Text is better than graphics, graphics are better than video. Text is magic, it conveys information while taking minimal storage, minimal bandwidth and minimal distraction. Graphics are great if used well, especially the simple and bold sort that compress very efficiently, but look at any corporate website and ask how much of that is true of all the pictures and how many are there just because that’s what everyone else does. Video is lovely but spits out carbon like a forest fire compared to the other formats. As for using AI generated content, multiply the above equation and add in the variables of model size, training cost, and unreliability of results. You’re a small company full of bright people. You know the score.
Where things happen can make all the difference. It’s not necessarily true that using cloud services in a distant megawatt-munching datacenter is more profligate than local hosting of an equivalent. Datacenter power management and economies at scale are huge reasons these things make economic sense, after all. But you will never know. You can’t ask how much of a footprint your cloud usage is stamping out. You do know your local stats, you may even be able to maximize renewable energy usage, and there are more options than you may suspect – search for locally hosted Google app alternatives for instant enlightenment.
Also, get your head around grid mix. Some countries have almost entirely renewable electricity supplies, some quite the opposite, and some – well, it depends. In the UK, the Scottish grid mix is said to be much cleaner than England’s, with some places making more renewable energy than they know what to do with. The big cloud providers all talk up their love of net zero, none has a button to move your load to minimize emissions, although you can have fun asking their AIs how to do this. There are many smaller cloud providers with more tangible guarantees.
Don’t pay for things you don’t want to happen. There are arguments for and against staying away from Microsoft, Google, AWS et al where you can, and it’s easier to say no when you’re small, nimble and know what you’re doing. Alongside the economic and data control benefits, you might not want to give money to companies that treat environmental issues as a playground for promises they won’t keep. Pop quiz: which company said in 2016 that “I’m thrilled to announce that in 2017 Google will reach 100 percent renewable energy for our global operations — including both our datacenters and offices”? There may be a clue in the quote. When you pay for something, you’re investing in a business model and voting your approval. Sometimes you can’t help it, sometimes you can. When you can, you can, and you should.

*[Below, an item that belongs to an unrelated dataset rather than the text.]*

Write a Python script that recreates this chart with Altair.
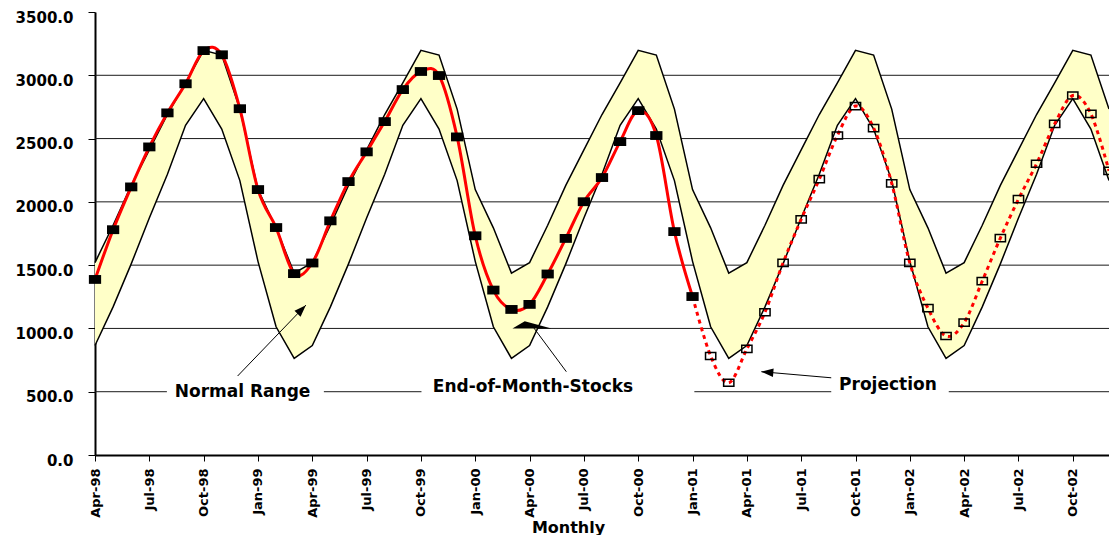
import altair as alt
import pandas as pd

# ---------------- data ----------------
tick_labels = ["Apr-98", "Jul-98", "Oct-98", "Jan-99", "Apr-99", "Jul-99", "Oct-99",
               "Jan-00", "Apr-00", "Jul-00", "Oct-00", "Jan-01", "Apr-01", "Jul-01",
               "Oct-01", "Jan-02", "Apr-02", "Jul-02", "Oct-02"]
tick_positions = [0, 3, 6, 9, 12, 15, 18, 21, 24, 27, 30, 33, 36, 39, 42, 45, 48, 51, 54]
y_ticks = [0, 500, 1000, 1500, 2000, 2500, 3000, 3500]
grid_values = [500, 1000, 1500, 2000, 2500, 3000]

# month index 0 = Apr-98 ... 56 = Dec-02
months = list(range(57))

# End-of-month stocks, Apr-98 .. Jan-01
stocks_actual = [1387, 1780, 2118, 2434, 2703, 2933, 3195, 3162, 2736, 2097, 1797, 1433,
                 1517, 1850, 2160, 2395, 2634, 2887, 3030, 2998, 2513, 1732, 1303, 1150,
                 1190, 1430, 1711, 2001, 2192, 2476, 2721, 2524, 1765, 1252]

# Projection, Jan-01 .. Dec-02
stocks_projection = [1252, 782, 571, 838, 1128, 1518, 1862, 2179, 2524, 2757, 2583, 2146,
                     1518, 1160, 940, 1046, 1374, 1714, 2021, 2301, 2616, 2840, 2695, 2245]

# Normal range (upper / lower), Apr-98 .. Dec-02
normal_upper = [1520, 1815, 2130, 2410, 2690, 2940, 3197, 3160, 2733, 2097, 1795, 1437,
                1520, 1815, 2130, 2410, 2690, 2940, 3197, 3160, 2733, 2097, 1795, 1437,
                1520, 1815, 2130, 2410, 2690, 2940, 3197, 3160, 2733, 2097, 1795, 1437,
                1520, 1815, 2130, 2410, 2690, 2940, 3197, 3160, 2733, 2097, 1795, 1437,
                1520, 1815, 2130, 2410, 2690, 2940, 3197, 3160, 2733]
normal_lower = [865, 1170, 1510, 1872, 2218, 2605, 2816, 2575, 2168, 1530, 1013, 763,
                865, 1170, 1510, 1872, 2218, 2605, 2816, 2575, 2168, 1530, 1013, 763,
                865, 1170, 1510, 1872, 2218, 2605, 2816, 2575, 2168, 1530, 1013, 763,
                865, 1170, 1510, 1872, 2218, 2605, 2816, 2575, 2168, 1530, 1013, 763,
                865, 1170, 1510, 1872, 2218, 2605, 2816, 2575, 2168]

# annotations (data units: month index, value)
ann_text = ["Normal Range", "End-of-Month-Stocks", "Projection"]
ann_text_m = [8.15, 24.19, 43.79]
ann_text_v = [455, 500, 517]
gap_m = [3.97, 18.03, 40.66]
gap_m2 = [12.64, 33.1, 47.15]
arrow_m = [7.875, 26.03, 40.66]
arrow_v = [624, 658, 610]
arrow_m2 = [11.645, 24.19, 36.8]
arrow_v2 = [1184, 1013, 658]

# ---------------- tables ----------------
band = pd.DataFrame({"m": months, "v": normal_lower, "v2": normal_upper})
actual = pd.DataFrame({"m": months[:len(stocks_actual)], "v": stocks_actual})
proj = pd.DataFrame({"m": months[33:33 + len(stocks_projection)], "v": stocks_projection})
proj_markers = proj[proj["m"] > 33]
grid_df = pd.DataFrame({"v": grid_values})
gap_df = pd.DataFrame({"m": gap_m, "m2": gap_m2, "v": [500, 500, 500]})
text_df = pd.DataFrame({"m": ann_text_m, "v": ann_text_v, "t": ann_text})
arrow_df = pd.DataFrame({"m": arrow_m, "v": arrow_v, "m2": arrow_m2, "v2": arrow_v2})

FONT = "DejaVu Sans"
label_expr = "[" + ",".join("'%s'" % s for s in tick_labels) + "][round(datum.value/3)]"

xscale = alt.Scale(domain=[0, 56], nice=False, zero=False)
yscale = alt.Scale(domain=[0, 3500], nice=False, zero=True)

xaxis = alt.Axis(values=tick_positions, labelExpr=label_expr, labelAngle=-90,
                 labelFont=FONT, labelFontWeight="bold", labelFontSize=13, labelColor="black",
                 labelPadding=7, labelFlush=False, labelOverlap=False,
                 tickSize=6, tickColor="black", tickWidth=1,
                 domainColor="black", domainWidth=2, grid=False,
                 title="Monthly", titleFont=FONT, titleFontSize=16, titleFontWeight="bold",
                 titleColor="black", titleX=473, titleY=72, titleBaseline="middle",
                 titleAlign="center")
yaxis = alt.Axis(values=y_ticks, format=".1f", labelFont=FONT, labelFontWeight="bold",
                 labelFontSize=15, labelColor="black", labelPadding=15, labelOffset=5,
                 labelFlush=False, tickSize=7, tickColor="black", tickWidth=1,
                 domainColor="black", domainWidth=2, grid=False, title=None)


def X(field="m"):
    return alt.X(field + ":Q", scale=xscale, axis=xaxis)


def Y(field="v"):
    return alt.Y(field + ":Q", scale=yscale, axis=yaxis)


grid = alt.Chart(grid_df).mark_rule(color="#1a1a1a", strokeWidth=1).encode(y=Y())
gaps = alt.Chart(gap_df).mark_rule(color="white", strokeWidth=5).encode(
    x=X(), x2="m2:Q", y=Y())

band_area = alt.Chart(band).mark_area(color="#FFFFC8", opacity=1, interpolate="linear").encode(
    x=X(), y=Y("v"), y2="v2:Q")
band_low = alt.Chart(band).mark_line(color="black", strokeWidth=1.5).encode(x=X(), y=Y("v"))
band_up = alt.Chart(band).mark_line(color="black", strokeWidth=1.5).encode(x=X(), y=Y("v2"))

line_actual = alt.Chart(actual).mark_line(color="#FF0000", strokeWidth=3,
                                          interpolate="cardinal").encode(x=X(), y=Y())
line_proj = alt.Chart(proj).mark_line(color="#FF0000", strokeWidth=3, strokeDash=[4, 4],
                                      strokeCap="butt", interpolate="cardinal").encode(x=X(), y=Y())

filled_rect = "M-1,-0.72L1,-0.72L1,0.72L-1,0.72Z"
hollow_rect = "M-1,-0.7L1,-0.7L1,0.7L-1,0.7Z"
pts_actual = alt.Chart(actual).mark_point(shape=filled_rect, size=150, filled=True,
                                          color="black", opacity=1).encode(x=X(), y=Y())
pts_proj = alt.Chart(proj_markers).mark_point(shape=hollow_rect, size=105, filled=False,
                                              color="black", strokeWidth=1.5,
                                              opacity=1).encode(x=X(), y=Y())

texts = alt.Chart(text_df).mark_text(font=FONT, fontWeight="bold", fontSize=17, color="black",
                                     align="center", baseline="alphabetic").encode(
    x=X(), y=Y(), text="t:N")

arrows = alt.Chart(arrow_df).mark_rule(color="black", strokeWidth=1).encode(
    x=X(), y=Y(), x2="m2:Q", y2="v2:Q")

head_shape = "M0,0L-0.7,2L0.7,2Z"
head1 = alt.Chart(arrow_df.iloc[[0]]).mark_point(shape=head_shape, size=144, filled=True,
                                                 color="black", opacity=1, angle=44).encode(
    x=X("m2"), y=Y("v2"))
head3 = alt.Chart(arrow_df.iloc[[2]]).mark_point(shape=head_shape, size=144, filled=True,
                                                 color="black", opacity=1, angle=275).encode(
    x=X("m2"), y=Y("v2"))
wedge_df = pd.DataFrame({"m": [24.01], "v": [1010]})
wedge = alt.Chart(wedge_df).mark_point(shape="M-1.73,0.13L-0.5,-0.6L2.17,0.13Z", size=400,
                                       filled=True, color="black", opacity=1).encode(
    x=X(), y=Y())

chart = alt.layer(
    grid, gaps, band_area, band_low, band_up, line_actual, line_proj,
    pts_actual, pts_proj, arrows, head1, head3, wedge, texts
).properties(
    width=1014, height=443,
    autosize=alt.AutoSizeParams(type="none"),
    padding={"left": 95, "top": 12, "right": 0, "bottom": 80},
    background="white",
).configure_view(stroke="transparent")

chart.save("out.html", embed_options={"renderer": "svg", "actions": False})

Back to the future is always an option. There are entire refurb supply chains you can buy from and keep fed, including company schemes to retrieve employees’ personal obsolete kit.
It’s needed. If you want crisp new hardware with a bright future of its own, look to companies like Framework, whose new laptop has got more innovation inside it than the last three generations of iPhones – only it’s all about repairability. Think sideways, too. You may have a project that needs a bunch of Raspberry Pis, but you can fish more powerful systems at a lower price from the sea of thin client x86 systems some industry sectors throw back after three years. You’ll need to be smart to use them, which leads to the final and most important point.
The most important component in sustainable IT is human. Much of this column is itself recycled from an engaging and enthusing presentation from Considerate digital, a small company that builds things, including open source tools that do as well as anything can in quantifying the unquantifiable world of digital footprint. The biggest enemy of making change is believing you can’t, that one drop won’t save the ocean. Whereas, all change comes from small groups of people who can, who do, and who show the way. In IT, that’s the job of SMEs, and finding people already on the path is more than half the fight.
The question of sustainable SME IT culture has an answer: What, where, and how digital happens will always have options. If you can’t get good answers, ask elsewhere. There may be no good answer, asking is what matters. Take pride in building a sustainable future, take more in bringing others with you.